Although CsLEA-37, CsLEA-49, CsLEA-71, CsLEA-76 and CsLEA-77 genes showed an increase pattern at 3rd h, their gene expression levels were maximum at 12th h. These genes may be response genes to drought stress after the 3rd h. CsLEA-09, CsLEA-73, CsLEA-76, CsLEA-77 genes were first response genes to drought in root tissues. Besides, gene expression levels of CsLEA-32, CsLEA-37, CsLEA-49, CsLEA-54, CsLEA-57 and CsLEA-71 genes increased at 24th h in root tissue. These genes may be considered as a secondary response genes to water deficiency.

Expression levels of all selected genes raised at 3rd h or 24th h in root or leaf tissue. These genes can be thought to have a role in drought response together with other transcription factors and stress genes. Between these genes, CsLEA-09, CsLEA-32, CsLEA-54, CsLEA-57 genes showed a similar pattern in leaf and root tissues and upregulated in leaf than in root tissues. When compared expression levels of these genes in leaf and root tissues, CsLEA-37, CsLEA-49, CsLEA-76 and CsLEA-77 genes were late response genes.

Transcriptome data and real time PCR results were convenient together. However, CsLEA-32, CsLEA-37 and CsLEA-57 genes showed expression only in root tissue in transcriptome data while their expression were observed both in root and leaf tissues in real time PCR results. Application of drought stress condition and the cultivar of the cucumber plant may be the reason of these differences.

According to orthologous gene analysis from Arabidopsis named as #4, #14 and #10, LEA genes had orthologous relations with CsLEA54 gene whose expression level upregulated in leaf tissues under drought conditions. Also #4 (AT1G20440.1) and #10 (AT1G76180.1) Arabidopsis LEA genes were induced under different stress conditions especially, under cold stress.
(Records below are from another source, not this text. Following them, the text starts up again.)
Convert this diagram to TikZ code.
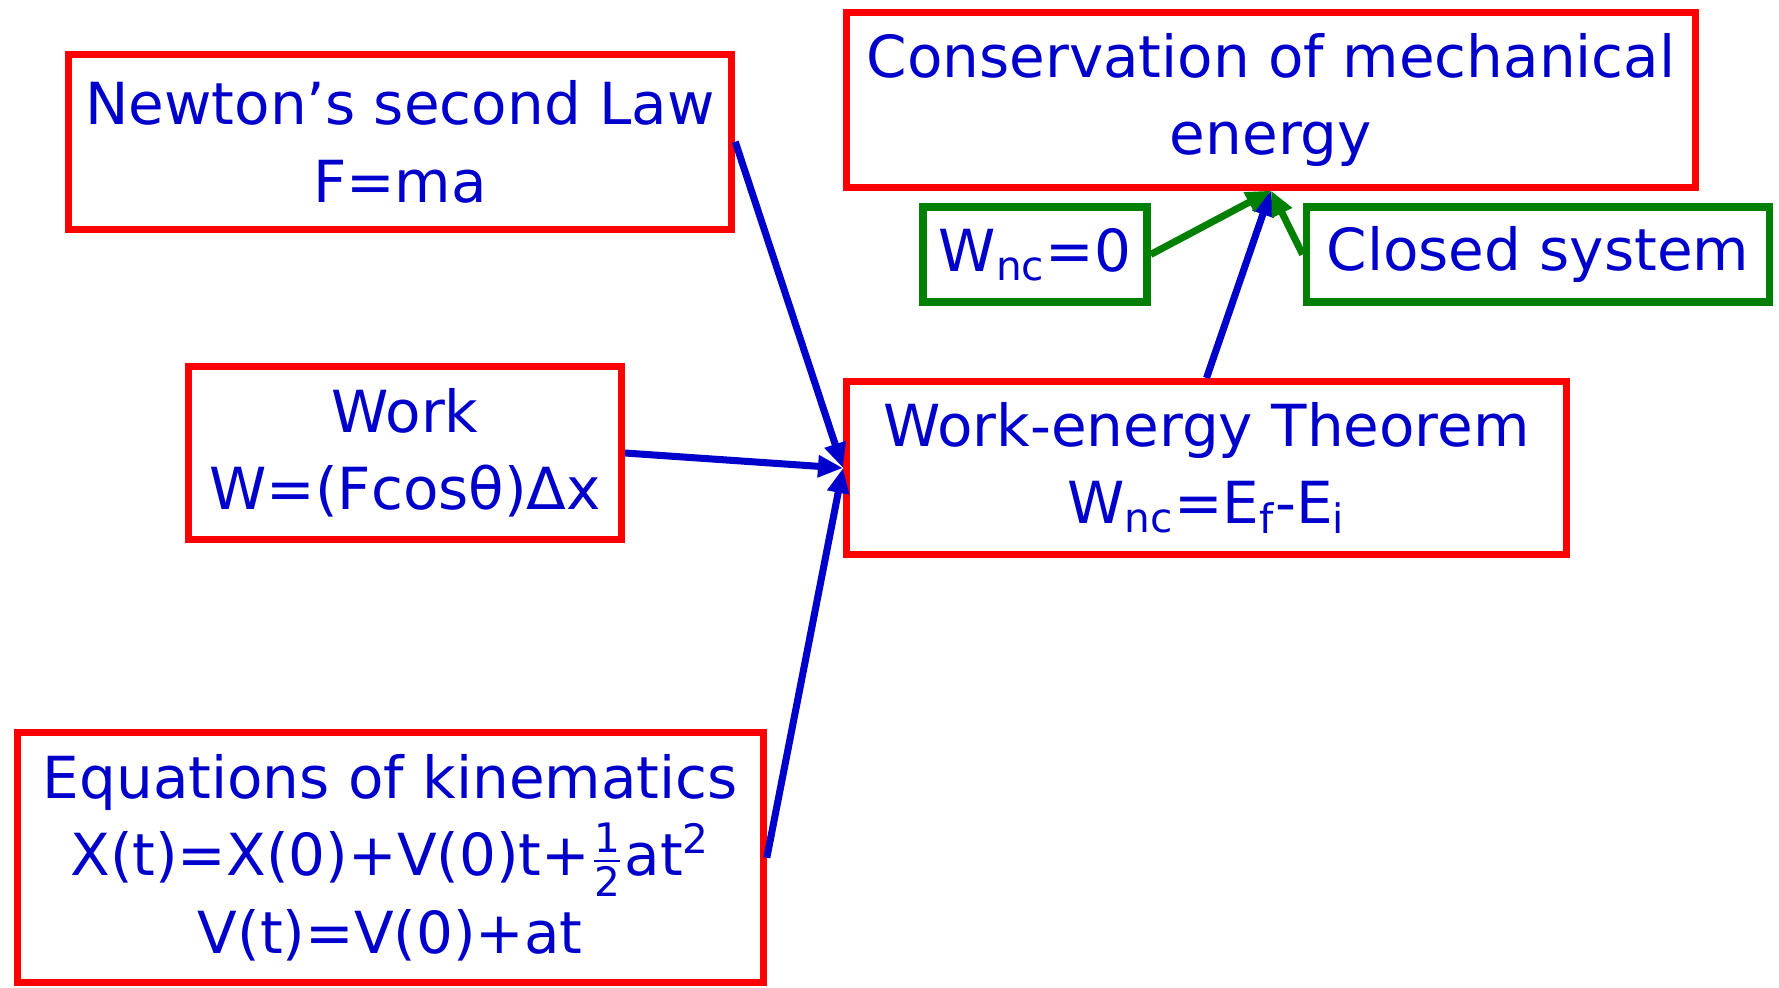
\documentclass[tikz,border=0pt]{standalone}
\usepackage{amsmath}
\usepackage{fontspec}
\setmainfont{DejaVu Sans}
\usetikzlibrary{arrows.meta}
\definecolor{ttblue}{RGB}{0,0,204}
\definecolor{ttgreen}{RGB}{0,128,0}

\begin{document}
\begin{tikzpicture}[line cap=butt,line join=miter,x=1.0cm,y=1.0cm,
	redbox/.style={draw=red,line width=2pt,text=ttblue,align=center,inner sep=0pt,
		font=\fontsize{16.5}{22}\selectfont},
	greenbox/.style={draw=ttgreen,line width=2.2pt,text=ttblue,align=center,inner sep=0pt,
		font=\fontsize{16.5}{22}\selectfont},
	flow/.style={line width=2pt,-{Triangle[length=0.25cm,width=0.21cm]}}]
	\useasboundingbox (0,0) rectangle (17.79,-9.87);
	%% left column
	\draw (4.00,-1.418) node[redbox,minimum width=6.635cm,minimum height=1.746cm] (newton) {Newton’s second Law\\F=ma};
	\draw (4.05,-4.53) node[redbox,minimum width=4.33cm,minimum height=1.735cm] (work) {Work\\W=(Fcosθ)Δx};
	\draw (3.903,-8.577) node[redbox,minimum width=7.46cm,minimum height=2.50cm] (kinem) {Equations of kinematics\\X(t)=X(0)+V(0)t+$\frac{\text{1}}{\text{2}}$at\textsuperscript{2}\\V(t)=V(0)+at};
	%% right column
	\draw (12.71,-0.998) node[redbox,minimum width=8.485cm,minimum height=1.746cm] (conserv) {Conservation of mechanical\\energy};
	\draw (10.35,-2.545) node[greenbox,minimum width=2.235cm,minimum height=0.95cm] (wnc) {W\textsubscript{nc}=0};
	\draw (15.38,-2.545) node[greenbox,minimum width=4.63cm,minimum height=0.95cm] (closed) {Closed system};
	\draw (12.065,-4.68) node[redbox,minimum width=7.20cm,minimum height=1.73cm] (theorem) {Work-energy Theorem\\W\textsubscript{nc}=E\textsubscript{f}-E\textsubscript{i}};
	%% connectors
	\draw [flow,color=ttblue] (newton.east) -- (theorem.west);
	\draw [flow,color=ttblue] (work.east) -- (theorem.west);
	\draw [flow,color=ttblue] (kinem.east) -- (theorem.west);
	\draw [flow,color=ttblue] (theorem.north) -- (conserv.south);
	\draw [flow,color=ttgreen] (wnc.east) -- (conserv.south);
	\draw [flow,color=ttgreen] (closed.west) -- (conserv.south);
\end{tikzpicture}
\end{document}
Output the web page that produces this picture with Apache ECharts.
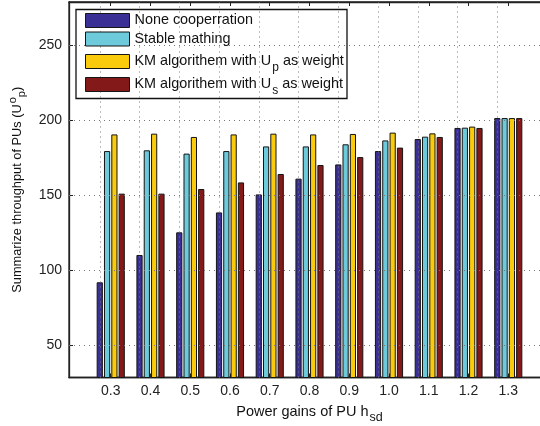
<!DOCTYPE html>
<html><head><meta charset="utf-8">
<script src="https://cdn.jsdelivr.net/npm/echarts@6/dist/echarts.min.js"></script>
<style>html,body{margin:0;padding:0;background:#fff}#c{width:540px;height:426px}</style>
</head><body><div id="c"></div>
<script>
const categories = [0.3, 0.4, 0.5, 0.6, 0.7, 0.8, 0.9, 1.0, 1.1, 1.2, 1.3];
const noneCoop = [91.8, 110, 125.1, 138.4, 150.4, 160.9, 170.4, 179.3, 187.3, 194.7, 201.3];
const stableMatching = [179.3, 179.8, 177.6, 179.3, 182.4, 182.4, 183.8, 186.4, 188.9, 194.9, 201.3];
const kmUp = [190.4, 190.9, 188.7, 190.4, 190.9, 190.4, 190.7, 191.6, 191.1, 195.6, 201.3];
const kmUs = [150.9, 150.9, 154, 158.4, 164, 170, 175.3, 181.6, 188.7, 194.7, 201.3];
const yTicks = [50, 100, 150, 200, 250];
const seriesNames = ['None cooperration', 'Stable mathing', 'KM algorithem with U_p as weight', 'KM algorithem with U_s as weight'];
const colors = ['#3a2f94', '#6ccadb', '#f9cb0c', '#84191a'];

const font = 'Liberation Sans, Arial, sans-serif';
function legendLabel(name) {
  const m = name.match(/^(.*U)_(\w)(.*)$/);
  if (!m) return '{a|' + name + '}';
  return '{a|' + m[1] + '}{sub|' + m[2] + '}{a|' + m[3] + '}';
}
const legendRich = {
  a: {fontSize: 14.4, fontFamily: font, color: '#111'},
  sub: {fontSize: 12, fontFamily: font, color: '#111', padding: [12, 0, 0, 1]}
};
const xRich = {
  a: {fontSize: 14.5, fontFamily: font, color: '#111'},
  sub: {fontSize: 12.5, fontFamily: font, color: '#111', padding: [12, 0, 0, 1]}
};
const yRich = {
  a: {fontSize: 12.8, fontFamily: font, color: '#111'},
  sub: {fontSize: 11, fontFamily: font, color: '#111', padding: [10, 0, 0, 0]},
  sup: {fontSize: 11, fontFamily: font, color: '#111', padding: [0, 0, 8, 1]}
};
const allSeries = [noneCoop, stableMatching, kmUp, kmUs];
const legendTops = [13, 31.5, 54, 77];

const chart = echarts.init(document.getElementById('c'));
const series = allSeries.map((vals, i) => ({
  name: seriesNames[i],
  type: 'bar',
  barWidth: 6.2,
  barGap: '18%',
  data: categories.map((c, j) => [c, vals[j]]),
  itemStyle: {color: colors[i], borderColor: '#151515', borderWidth: 1},
  z: 3
}));
series[0].markLine = {
  silent: true, symbol: 'none', label: {show: false}, animation: false,
  lineStyle: {color: '#777', type: [1, 4], width: 1},
  data: yTicks.map(v => ({yAxis: v})).concat(categories.map(c => ({xAxis: c})))
};
chart.setOption({
  animation: false,
  grid: {left: 69, top: 2, right: -10, bottom: 48.5, outerBoundsMode: 'none', containLabel: false, show: true, borderColor: '#222', borderWidth: 1.3, backgroundColor: 'transparent'},
  xAxis: [{
    type: 'value', min: 0.195, max: 1.405,
    axisLine: {lineStyle: {color: '#222', width: 1.3}},
    axisTick: {inside: true, length: 4, customValues: categories, lineStyle: {color: '#222'}},
    axisLabel: {customValues: categories, formatter: v => v.toFixed(1), fontSize: 14, fontFamily: font, color: '#222', margin: 7},
    splitLine: {show: false},
    name: '{a|Power gains of PU h}{sub|sd}',
    nameLocation: 'middle', nameGap: 22,
    nameTextStyle: {rich: xRich}
  }, {
    type: 'value', min: 0.195, max: 1.405, position: 'top',
    axisLine: {lineStyle: {color: '#222', width: 1.3}},
    axisTick: {inside: true, length: 4, customValues: categories, lineStyle: {color: '#222'}},
    axisLabel: {show: false},
    splitLine: {show: false}
  }],
  yAxis: {
    type: 'value', min: 28.3, max: 278.7,
    axisLine: {show: true, lineStyle: {color: '#222', width: 1.3}},
    axisTick: {show: true, inside: true, length: 4, customValues: yTicks, lineStyle: {color: '#222'}},
    axisLabel: {customValues: yTicks, fontSize: 14, fontFamily: font, color: '#222', margin: 7},
    splitLine: {show: false},
    name: '{a|Summarize throughput of PUs (U}{sup|o}{sub|p}{a|)}',
    nameLocation: 'middle', nameGap: 33, nameRotate: 90,
    nameTextStyle: {rich: yRich}
  },
  legend: seriesNames.map((n, i) => ({
    data: [n], left: 85, top: legendTops[i], itemWidth: 44, itemHeight: 14, itemGap: 0,
    icon: 'rect', selectedMode: false, z: 10,
    itemStyle: {borderColor: '#151515', borderWidth: 1},
    formatter: legendLabel, textStyle: {rich: legendRich}, padding: 0
  })),
  graphic: [{type: 'rect', shape: {x: 76, y: 9.5, width: 271, height: 89}, style: {fill: '#fff', stroke: '#111', lineWidth: 1.3}, z: 5}],
  series: series
});
</script></body></html>
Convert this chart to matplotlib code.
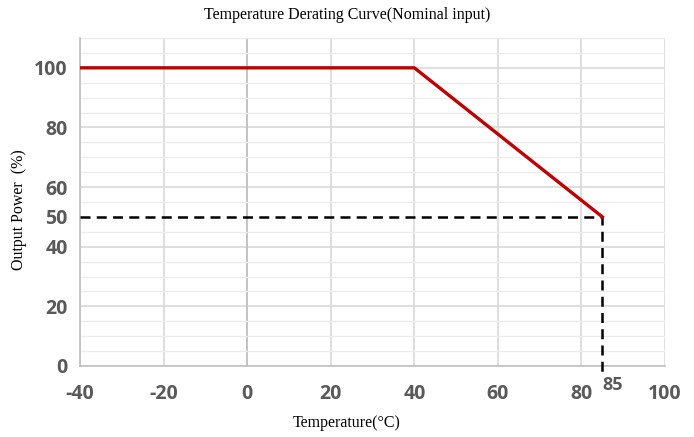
import matplotlib.pyplot as plt
from matplotlib.ticker import MultipleLocator

# derating curve points
temp = [-40, 40, 85]
power = [100, 100, 50]

# dashed guide at the 85 degC / 50 % corner
guide_x = [-40, 85, 85]
guide_y = [50, 50, -2]

xticks = [-40, -20, 0, 20, 40, 60, 80, 100]
yticks = [0, 20, 40, 50, 60, 80, 100]


def plot_curve():
    plt.rcParams['axes.unicode_minus'] = False
    fig = plt.figure(figsize=(6.94, 4.37), dpi=100)
    ax = fig.add_axes([0.1153, 0.1625, 0.843, 0.7505])

    ax.set_xlim(-40, 100)
    ax.set_ylim(0, 110)

    # grid: light lines every 5 %, darker ones on the labelled ticks
    ax.yaxis.set_minor_locator(MultipleLocator(5))
    ax.grid(which='minor', axis='y', color='#ececec', linewidth=1.0)
    for y in [0, 20, 40, 60, 80, 100]:
        ax.axhline(y, color='#d9d9d9', linewidth=1.2, zorder=1)
    for x in xticks:
        ax.axvline(x, color='#d9d9d9', linewidth=1.2, zorder=1)
    ax.axvline(0, color='#bfbfbf', linewidth=1.2, zorder=1)

    ax.plot(guide_x, guide_y, color='black', linestyle=(0, (4, 2.5)),
            linewidth=1.8, clip_on=False, zorder=3)
    ax.plot(temp, power, color='#c00000', linewidth=2.4, zorder=4)

    ax.set_xticks(xticks)
    ax.set_yticks(yticks)
    ax.tick_params(axis='both', which='both', length=0, labelsize=14,
                   labelcolor='#595959')
    ax.tick_params(axis='x', pad=13)
    ax.tick_params(axis='y', pad=9)
    for lab in ax.get_xticklabels() + ax.get_yticklabels():
        lab.set_fontfamily('Open Sans')
        lab.set_fontweight('bold')

    ax.annotate('85', xy=(85, 0), xytext=(0, -14), textcoords='offset points',
                ha='left', va='center', fontsize=13, color='#595959',
                fontfamily='Open Sans', fontweight='bold', annotation_clip=False)

    for side in ['top', 'right']:
        ax.spines[side].set_visible(False)
    ax.spines['left'].set_color('#bfbfbf')
    ax.spines['bottom'].set_color('#bfbfbf')
    ax.spines['left'].set_linewidth(1.2)
    ax.spines['bottom'].set_linewidth(1.2)

    fig.text(0.5, 0.965, 'Temperature Derating Curve(Nominal input)',
             ha='center', va='center', fontsize=11.5,
             fontfamily='Liberation Serif')
    fig.text(0.5, 0.033, 'Temperature(°C)', ha='center', va='center',
             fontsize=11.5, fontfamily='Liberation Serif')
    fig.text(0.027, 0.52, 'Output Power  (%)', ha='center', va='center',
             rotation=90, fontsize=11.5, fontfamily='Liberation Serif')

    fig.savefig('out.png', dpi=100)


if __name__ == '__main__':
    plot_curve()
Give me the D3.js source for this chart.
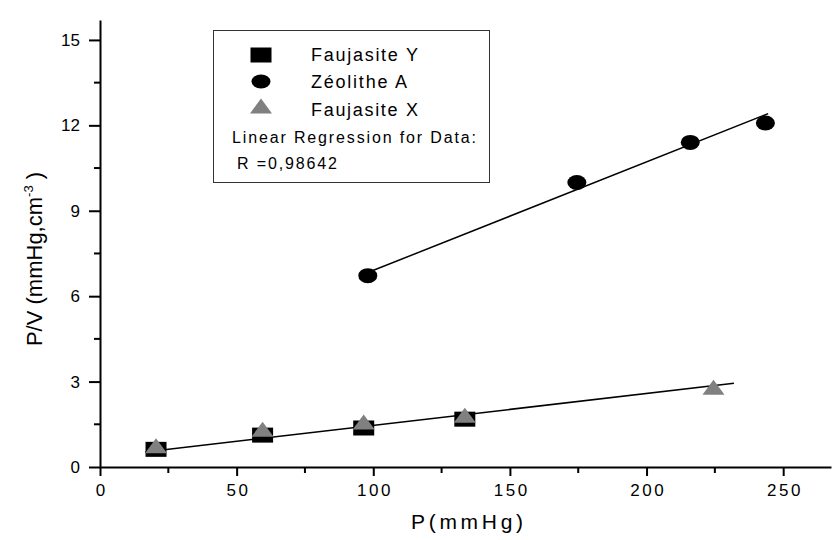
<!DOCTYPE html>
<html>
<head>
<meta charset="utf-8">
<script src="https://cdn.jsdelivr.net/npm/d3@7"></script>
<style>
  html, body { margin: 0; padding: 0; background: #fff; }
  svg { display: block; font-family: "Liberation Sans", Arial, sans-serif; }
</style>
</head>
<body>
<svg id="chart" width="833" height="540"></svg>
<script>
// Measured points: pressure P (mmHg) vs P/V (mmHg.cm^-3)
const faujasiteY_P = [20.5, 59.5, 96.5, 133.5];
const faujasiteY_PV = [0.62, 1.12, 1.37, 1.68];

const zeoliteA_P = [98, 174.5, 216, 243.5];
const zeoliteA_PV = [6.72, 9.99, 11.4, 12.08];

const faujasiteX_P = [20.5, 59.5, 96.5, 133.5, 224.5];
const faujasiteX_PV = [0.75, 1.33, 1.58, 1.82, 2.8];

// Fitted regression lines (end points)
const fitLow_P = [16.5, 232];
const fitLow_PV = [0.53, 2.94];
const fitHigh_P = [98, 244.5];
const fitHigh_PV = [6.83, 12.41];

const xTicks = [0, 50, 100, 150, 200, 250];
const yTicks = [0, 3, 6, 9, 12, 15];
const legendLabels = ["Faujasite Y", "Zéolithe A", "Faujasite X"];
const regressionTitle = "Linear Regression for Data:";
const regressionR = "R =0,98642";

const svg = d3.select("#chart");
const x = d3.scaleLinear().domain([0, 267.5]).range([100, 831]);
const y = d3.scaleLinear().domain([0, 15.7]).range([467, 20]);

// Axes
const xAxis = svg.append("g").attr("transform", `translate(0,${y(0)})`)
  .call(d3.axisBottom(x).tickValues(xTicks).tickSize(9).tickSizeOuter(0).tickPadding(8));
const yAxis = svg.append("g").attr("transform", `translate(${x(0)},0)`)
  .call(d3.axisLeft(y).tickValues(yTicks).tickSize(11).tickSizeOuter(0).tickPadding(9));
[xAxis, yAxis].forEach(g => {
  g.select(".domain").attr("stroke", "#000").attr("stroke-width", 2);
  g.selectAll(".tick line").attr("stroke", "#000").attr("stroke-width", 2);
  g.selectAll(".tick text").attr("fill", "#000").style("font-size", "17px")
    .style("font-family", "'Liberation Sans', Arial, sans-serif");
});
xAxis.selectAll(".tick text").style("letter-spacing", "2.5px").attr("dx", 1.25);
// minor ticks
const xMinor = d3.range(25, 267, 50);
const yMinor = d3.range(1.5, 15.7, 3);
svg.append("g").selectAll("line").data(xMinor).join("line")
  .attr("x1", d => x(d)).attr("x2", d => x(d))
  .attr("y1", y(0)).attr("y2", y(0) + 6)
  .attr("stroke", "#000").attr("stroke-width", 2);
svg.append("g").selectAll("line").data(yMinor).join("line")
  .attr("x1", x(0) - 6).attr("x2", x(0))
  .attr("y1", d => y(d)).attr("y2", d => y(d))
  .attr("stroke", "#000").attr("stroke-width", 2);

// Axis titles
svg.append("text").attr("x", 411).attr("y", 529)
  .attr("textLength", 112).attr("lengthAdjust", "spacing")
  .style("font-size", "21px").text("P(mmHg)");
const yt = svg.append("text").attr("transform", "translate(42,259) rotate(-90)")
  .attr("text-anchor", "middle").style("font-size", "22px");
yt.append("tspan").text("P/V (mmHg,cm");
yt.append("tspan").attr("dy", -9).style("font-size", "13px").text("-3");
yt.append("tspan").attr("dy", 9).text(" )");

// Regression lines
const line = d3.line().x(d => x(d[0])).y(d => y(d[1]));
[[fitLow_P, fitLow_PV], [fitHigh_P, fitHigh_PV]].forEach(([px, py]) => {
  svg.append("path").datum(px.map((v, i) => [v, py[i]]))
    .attr("d", line).attr("fill", "none").attr("stroke", "#000").attr("stroke-width", 1.5);
});

// Markers
const squareW = 21, squareH = 15;
svg.append("g").selectAll("rect").data(faujasiteY_P.map((v, i) => [v, faujasiteY_PV[i]])).join("rect")
  .attr("x", d => x(d[0]) - squareW / 2).attr("y", d => y(d[1]) - squareH / 2)
  .attr("width", squareW).attr("height", squareH).attr("fill", "#000");
svg.append("g").selectAll("ellipse").data(zeoliteA_P.map((v, i) => [v, zeoliteA_PV[i]])).join("ellipse")
  .attr("cx", d => x(d[0])).attr("cy", d => y(d[1]))
  .attr("rx", 9.5).attr("ry", 7.5).attr("fill", "#000");
const tri = (cx, cy, w, h) => `M${cx - w / 2},${cy + h / 2}L${cx},${cy - h / 2}L${cx + w / 2},${cy + h / 2}Z`;
svg.append("g").selectAll("path").data(faujasiteX_P.map((v, i) => [v, faujasiteX_PV[i]])).join("path")
  .attr("d", d => tri(x(d[0]), y(d[1]), 22, 15)).attr("fill", "#808080");

// Legend
const lg = svg.append("g");
lg.append("rect").attr("x", 213.5).attr("y", 30.5).attr("width", 276).attr("height", 152)
  .attr("fill", "#fff").attr("stroke", "#333").attr("stroke-width", 1);
lg.append("rect").attr("x", 261 - squareW / 2).attr("y", 55 - squareH / 2)
  .attr("width", squareW).attr("height", squareH).attr("fill", "#000");
lg.append("ellipse").attr("cx", 261).attr("cy", 81.5).attr("rx", 9.5).attr("ry", 7).attr("fill", "#000");
lg.append("path").attr("d", tri(261, 106, 22, 15)).attr("fill", "#808080");
const labelBase = [61, 88, 116];
const labelWidth = [107, 96, 107];
lg.selectAll("text.lab").data(legendLabels).join("text").attr("class", "lab")
  .attr("x", 311).attr("y", (d, i) => labelBase[i])
  .attr("textLength", (d, i) => labelWidth[i]).attr("lengthAdjust", "spacing")
  .style("font-size", "18px").text(d => d);
lg.append("text").attr("x", 232).attr("y", 143).style("font-size", "16px")
  .attr("textLength", 244).attr("lengthAdjust", "spacing").text(regressionTitle);
lg.append("text").attr("x", 237).attr("y", 169).style("font-size", "16px")
  .attr("textLength", 100).attr("lengthAdjust", "spacing").text(regressionR);
</script>
</body>
</html>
Besides, CsLEA73 gene expression augmented by water limitation in cucumber and Arabidopsis LEA #41 gene expression, which is the orthologous of CsLEA73 gene, was upregulated by drought stress, too. In addition, expression level of SAG gene (senescence-associated gene) 21 (#38) from Arabidopsis, which is another gene ortholog of CsLEA73 gene, raised under cold, salt and drought stress conditions (Hundertmark and Hincha 2008; Weaver et al. 1998). These findings are relevant with our results and suggest that these proteins may have essential roles under drought stress conditions in these plants. Furthermore, five members of LEA genes among studied eight ones in tomato were upregulated when LEA gene expression patterns explored under salt, water deficiency or cold conditions (Cao and Li 2015). In addition, gene expression levels of some LEA proteins in potato (StDHN2a, TAS14 and StLEA27) were expressed only in water deficiency and/or salt conditions while StDHN1 (YSK2) and StDHN25 (SK3) genes were expressed in all tissues which may explain the roles of these proteins in the normal plant development stages (Charfeddine et al. 2015). Our findings are consistent with previous studies revealing functional roles of LEA gene family under abiotic stress conditions. This protein family may provide a protection for embryonal structures under drought stress conditions (Hanin et al. 2011; Du et al. 2013; Lan et al. 2013)

This study reports a detailed genome wide identification of LEA genes in cucumber genome. Physiological characteristics of CsLEA proteins and their systematic positions were evaluated in this study. Our findings suggest that LEA genes may be potential response genes under the water limitation conditions. Further detailed studies should be done for understanding of this important gene family function in cucumber.